* _Work to complete_: Quote every line below exactly and skip any picture.

* _Information provided_:

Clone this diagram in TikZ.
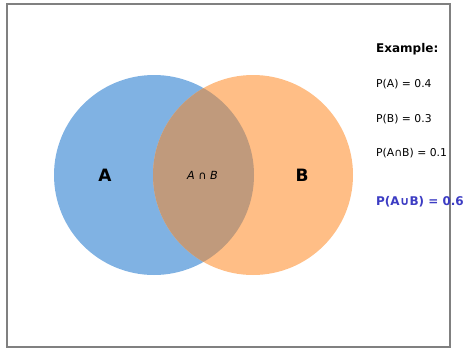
\documentclass[tikz,border=0pt]{standalone}
\usepackage{fontspec}
\setmainfont{DejaVu Sans}
\definecolor{setA}{RGB}{128,178,227}
\definecolor{setB}{RGB}{255,190,134}
\definecolor{setAB}{RGB}{192,154,124}
\definecolor{unionblue}{RGB}{60,60,195}
\newcommand{\txt}{\fontsize{10.8}{12}\selectfont}

\begin{document}
\begin{tikzpicture}[x=1pt,y=1pt]
\tikzstyle{every node}+=[inner sep=0pt]
\tikzstyle{info}=[anchor=base west, font=\txt]
\useasboundingbox (0,0) rectangle (466,-348);
\draw [gray, line width=2pt] (6.5,-3.5) rectangle (449.5,-347);
% the two sets
\fill [setA] (154,-175) circle (100);
\fill [setB] (253,-175) circle (100);
\begin{scope}
\clip (154,-175) circle (100);
\fill [setAB] (253,-175) circle (100);
\end{scope}
\node (labA) at (105,-175) {\fontsize{17}{19}\selectfont\bfseries A};
\node (labB) at (302,-175) {\fontsize{17}{19}\selectfont\bfseries B};
\node (labAB) at (202.5,-175) {\fontsize{11.2}{13}\selectfont\itshape A ∩ B};
% worked example
\node [info] (ex) at (376,-52) {\fontsize{12}{14}\selectfont\bfseries Example:};
\node [info] (pa) at (376,-87) {P(A) = 0.4};
\node [info] (pb) at (376,-122.5) {P(B) = 0.3};
\node [info] (pab) at (376,-156) {P(A∩B) = 0.1};
\node [info, text=unionblue] (pu) at (376,-205.5) {\fontsize{12}{14}\selectfont\bfseries P(A∪B) = 0.6};
\end{tikzpicture}
\end{document}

* _Exercise response_:
Clone this diagram in TikZ.
\documentclass[tikz,border=0pt]{standalone}
\usepackage{fontspec}
\setmainfont{DejaVu Sans}
\definecolor{setA}{RGB}{128,178,227}
\definecolor{setB}{RGB}{255,190,134}
\definecolor{setAB}{RGB}{192,154,124}
\definecolor{unionblue}{RGB}{60,60,195}
\newcommand{\txt}{\fontsize{10.8}{12}\selectfont}

\begin{document}
\begin{tikzpicture}[x=1pt,y=1pt]
\tikzstyle{every node}+=[inner sep=0pt]
\tikzstyle{info}=[anchor=base west, font=\txt]
\useasboundingbox (0,0) rectangle (466,-348);
\draw [gray, line width=2pt] (6.5,-3.5) rectangle (449.5,-347);
% the two sets
\fill [setA] (154,-175) circle (100);
\fill [setB] (253,-175) circle (100);
\begin{scope}
\clip (154,-175) circle (100);
\fill [setAB] (253,-175) circle (100);
\end{scope}
\node (labA) at (105,-175) {\fontsize{17}{19}\selectfont\bfseries A};
\node (labB) at (302,-175) {\fontsize{17}{19}\selectfont\bfseries B};
\node (labAB) at (202.5,-175) {\fontsize{11.2}{13}\selectfont\itshape A ∩ B};
% worked example
\node [info] (ex) at (376,-52) {\fontsize{12}{14}\selectfont\bfseries Example:};
\node [info] (pa) at (376,-87) {P(A) = 0.4};
\node [info] (pb) at (376,-122.5) {P(B) = 0.3};
\node [info] (pab) at (376,-156) {P(A∩B) = 0.1};
\node [info, text=unionblue] (pu) at (376,-205.5) {\fontsize{12}{14}\selectfont\bfseries P(A∪B) = 0.6};
\end{tikzpicture}
\end{document}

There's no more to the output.